→ Exercise prompt:
Data follows below. Repeat exactly the lines between the line holding "Recreate this image" and the line holding "lone_n = [16.2, 19.5, 21]", inclusive, and nothing more; drop pictures.

(Records)

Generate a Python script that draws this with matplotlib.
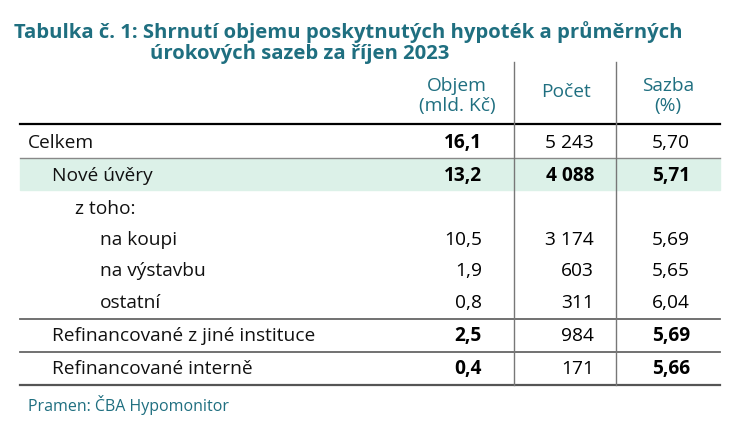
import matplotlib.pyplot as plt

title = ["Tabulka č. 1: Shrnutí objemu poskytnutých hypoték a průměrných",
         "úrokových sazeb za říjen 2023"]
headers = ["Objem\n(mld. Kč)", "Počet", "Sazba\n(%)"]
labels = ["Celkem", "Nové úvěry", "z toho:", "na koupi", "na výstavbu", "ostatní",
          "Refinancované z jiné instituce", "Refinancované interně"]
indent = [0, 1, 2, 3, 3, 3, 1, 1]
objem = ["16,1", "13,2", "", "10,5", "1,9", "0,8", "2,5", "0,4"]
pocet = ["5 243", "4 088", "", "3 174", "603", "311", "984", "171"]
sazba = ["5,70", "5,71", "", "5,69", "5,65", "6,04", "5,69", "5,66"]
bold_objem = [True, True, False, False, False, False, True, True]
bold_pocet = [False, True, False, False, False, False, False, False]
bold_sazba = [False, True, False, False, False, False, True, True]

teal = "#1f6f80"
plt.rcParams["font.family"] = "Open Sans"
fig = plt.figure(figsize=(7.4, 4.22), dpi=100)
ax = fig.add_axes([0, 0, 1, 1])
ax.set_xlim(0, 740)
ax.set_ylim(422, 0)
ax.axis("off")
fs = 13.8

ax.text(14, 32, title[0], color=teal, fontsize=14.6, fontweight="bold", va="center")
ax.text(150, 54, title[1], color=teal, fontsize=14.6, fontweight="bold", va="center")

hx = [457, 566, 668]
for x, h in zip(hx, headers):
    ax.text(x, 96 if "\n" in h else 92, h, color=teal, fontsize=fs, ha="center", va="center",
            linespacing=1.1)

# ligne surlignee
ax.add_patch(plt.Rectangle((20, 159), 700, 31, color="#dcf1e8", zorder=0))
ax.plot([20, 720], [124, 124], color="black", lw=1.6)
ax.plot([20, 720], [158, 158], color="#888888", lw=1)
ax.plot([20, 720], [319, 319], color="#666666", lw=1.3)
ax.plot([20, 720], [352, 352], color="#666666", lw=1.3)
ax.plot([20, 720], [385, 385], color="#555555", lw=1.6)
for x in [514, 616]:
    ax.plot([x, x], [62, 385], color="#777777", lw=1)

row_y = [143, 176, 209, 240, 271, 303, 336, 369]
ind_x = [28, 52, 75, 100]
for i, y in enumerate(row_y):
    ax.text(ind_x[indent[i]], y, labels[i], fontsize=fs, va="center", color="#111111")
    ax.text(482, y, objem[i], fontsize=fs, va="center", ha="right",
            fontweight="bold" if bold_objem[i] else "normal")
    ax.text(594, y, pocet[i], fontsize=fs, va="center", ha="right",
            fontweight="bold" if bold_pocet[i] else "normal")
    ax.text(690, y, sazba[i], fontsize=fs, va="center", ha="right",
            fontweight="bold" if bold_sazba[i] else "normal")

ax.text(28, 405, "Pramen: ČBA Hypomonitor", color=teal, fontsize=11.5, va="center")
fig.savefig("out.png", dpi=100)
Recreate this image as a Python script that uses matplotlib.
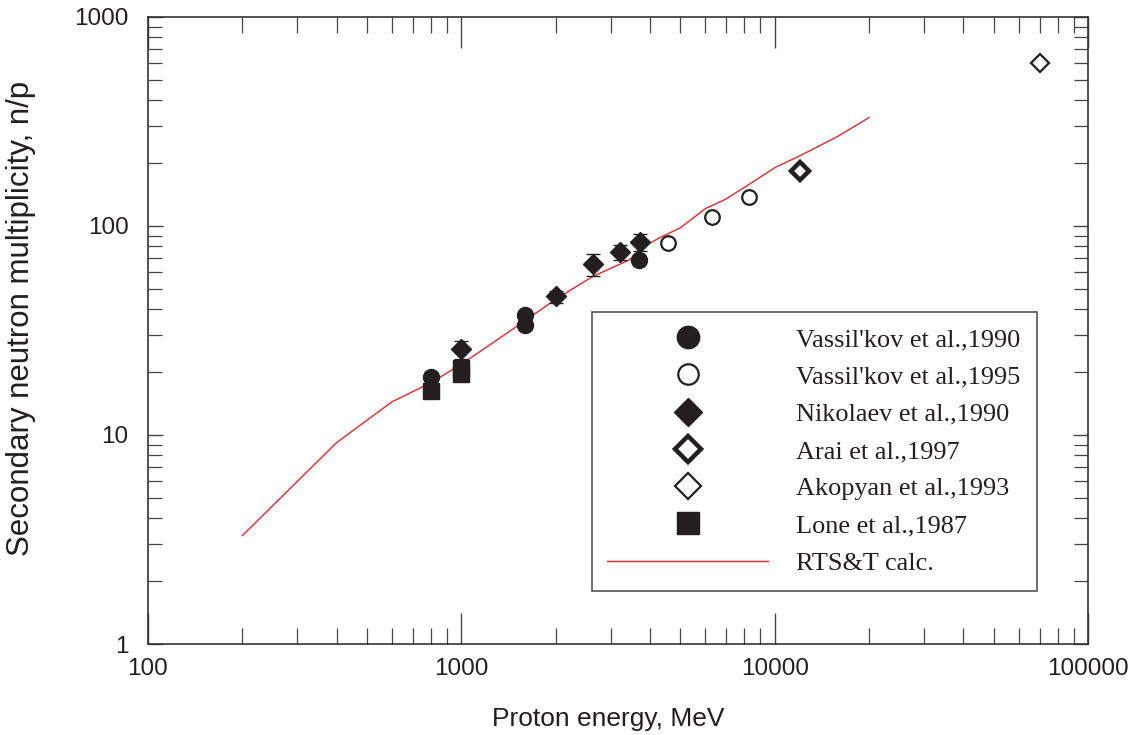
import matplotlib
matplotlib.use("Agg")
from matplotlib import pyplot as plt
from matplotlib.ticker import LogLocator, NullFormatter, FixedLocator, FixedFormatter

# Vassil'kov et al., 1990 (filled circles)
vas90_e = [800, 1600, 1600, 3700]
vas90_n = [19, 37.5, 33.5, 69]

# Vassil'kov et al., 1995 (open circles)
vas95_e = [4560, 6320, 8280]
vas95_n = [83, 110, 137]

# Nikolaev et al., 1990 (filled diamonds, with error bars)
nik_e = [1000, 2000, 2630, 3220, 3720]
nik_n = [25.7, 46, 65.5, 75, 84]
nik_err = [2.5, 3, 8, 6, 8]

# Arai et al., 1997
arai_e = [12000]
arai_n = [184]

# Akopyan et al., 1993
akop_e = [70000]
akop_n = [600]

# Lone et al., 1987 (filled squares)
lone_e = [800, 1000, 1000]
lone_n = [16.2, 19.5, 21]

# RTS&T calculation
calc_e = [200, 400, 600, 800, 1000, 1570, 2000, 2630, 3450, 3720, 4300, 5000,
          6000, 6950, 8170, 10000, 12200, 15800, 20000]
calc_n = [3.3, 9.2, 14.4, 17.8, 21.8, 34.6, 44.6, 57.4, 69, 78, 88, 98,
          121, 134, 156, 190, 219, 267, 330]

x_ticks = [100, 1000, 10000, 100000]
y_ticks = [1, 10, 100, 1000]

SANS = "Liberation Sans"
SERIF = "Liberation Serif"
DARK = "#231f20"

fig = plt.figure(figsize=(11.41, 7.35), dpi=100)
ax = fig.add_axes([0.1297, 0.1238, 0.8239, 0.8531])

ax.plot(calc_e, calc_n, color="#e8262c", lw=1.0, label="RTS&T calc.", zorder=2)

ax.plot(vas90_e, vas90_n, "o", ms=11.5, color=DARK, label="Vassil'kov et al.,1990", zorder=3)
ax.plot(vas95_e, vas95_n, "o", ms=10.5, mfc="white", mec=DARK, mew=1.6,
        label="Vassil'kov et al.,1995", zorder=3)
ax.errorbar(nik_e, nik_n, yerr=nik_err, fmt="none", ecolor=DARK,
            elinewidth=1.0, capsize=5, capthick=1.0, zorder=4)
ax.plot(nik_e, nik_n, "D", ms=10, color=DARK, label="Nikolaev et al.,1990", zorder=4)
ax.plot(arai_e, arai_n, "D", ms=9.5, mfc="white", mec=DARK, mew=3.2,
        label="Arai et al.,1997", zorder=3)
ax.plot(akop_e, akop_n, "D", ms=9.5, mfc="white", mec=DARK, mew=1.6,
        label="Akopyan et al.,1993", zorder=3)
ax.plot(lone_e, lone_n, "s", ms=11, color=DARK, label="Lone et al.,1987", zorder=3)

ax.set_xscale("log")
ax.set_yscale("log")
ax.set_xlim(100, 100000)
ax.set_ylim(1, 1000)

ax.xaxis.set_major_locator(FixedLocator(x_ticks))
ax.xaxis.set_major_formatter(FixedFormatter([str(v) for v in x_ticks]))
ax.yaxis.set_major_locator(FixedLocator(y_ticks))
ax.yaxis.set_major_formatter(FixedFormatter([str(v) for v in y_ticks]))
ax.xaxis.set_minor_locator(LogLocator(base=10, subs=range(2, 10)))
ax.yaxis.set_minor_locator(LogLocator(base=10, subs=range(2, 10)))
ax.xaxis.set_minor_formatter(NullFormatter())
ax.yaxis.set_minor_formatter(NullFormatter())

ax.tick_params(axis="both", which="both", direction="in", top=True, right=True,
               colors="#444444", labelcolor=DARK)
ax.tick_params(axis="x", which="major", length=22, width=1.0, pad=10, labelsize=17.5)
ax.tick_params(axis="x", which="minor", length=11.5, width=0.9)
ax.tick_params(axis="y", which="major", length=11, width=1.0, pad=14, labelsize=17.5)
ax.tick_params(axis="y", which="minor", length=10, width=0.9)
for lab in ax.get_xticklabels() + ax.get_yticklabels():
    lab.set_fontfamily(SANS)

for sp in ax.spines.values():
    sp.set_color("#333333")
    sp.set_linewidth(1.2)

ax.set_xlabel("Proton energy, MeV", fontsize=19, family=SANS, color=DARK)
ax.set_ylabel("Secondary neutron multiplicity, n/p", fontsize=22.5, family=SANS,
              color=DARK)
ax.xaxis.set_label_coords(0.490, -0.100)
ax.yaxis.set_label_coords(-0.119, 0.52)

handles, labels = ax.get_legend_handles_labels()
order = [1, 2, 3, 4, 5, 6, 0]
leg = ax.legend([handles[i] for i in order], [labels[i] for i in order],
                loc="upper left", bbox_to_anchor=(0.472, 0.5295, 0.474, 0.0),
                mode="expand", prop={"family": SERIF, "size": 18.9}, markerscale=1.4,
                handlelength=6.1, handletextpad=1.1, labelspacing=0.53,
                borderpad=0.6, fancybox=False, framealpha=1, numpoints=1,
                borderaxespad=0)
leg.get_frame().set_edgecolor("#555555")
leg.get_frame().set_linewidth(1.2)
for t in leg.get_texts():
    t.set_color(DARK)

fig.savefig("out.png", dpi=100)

→ Answer to this task:
Recreate this image as a Python script that uses matplotlib.
import matplotlib
matplotlib.use("Agg")
from matplotlib import pyplot as plt
from matplotlib.ticker import LogLocator, NullFormatter, FixedLocator, FixedFormatter

# Vassil'kov et al., 1990 (filled circles)
vas90_e = [800, 1600, 1600, 3700]
vas90_n = [19, 37.5, 33.5, 69]

# Vassil'kov et al., 1995 (open circles)
vas95_e = [4560, 6320, 8280]
vas95_n = [83, 110, 137]

# Nikolaev et al., 1990 (filled diamonds, with error bars)
nik_e = [1000, 2000, 2630, 3220, 3720]
nik_n = [25.7, 46, 65.5, 75, 84]
nik_err = [2.5, 3, 8, 6, 8]

# Arai et al., 1997
arai_e = [12000]
arai_n = [184]

# Akopyan et al., 1993
akop_e = [70000]
akop_n = [600]

# Lone et al., 1987 (filled squares)
lone_e = [800, 1000, 1000]
lone_n = [16.2, 19.5, 21]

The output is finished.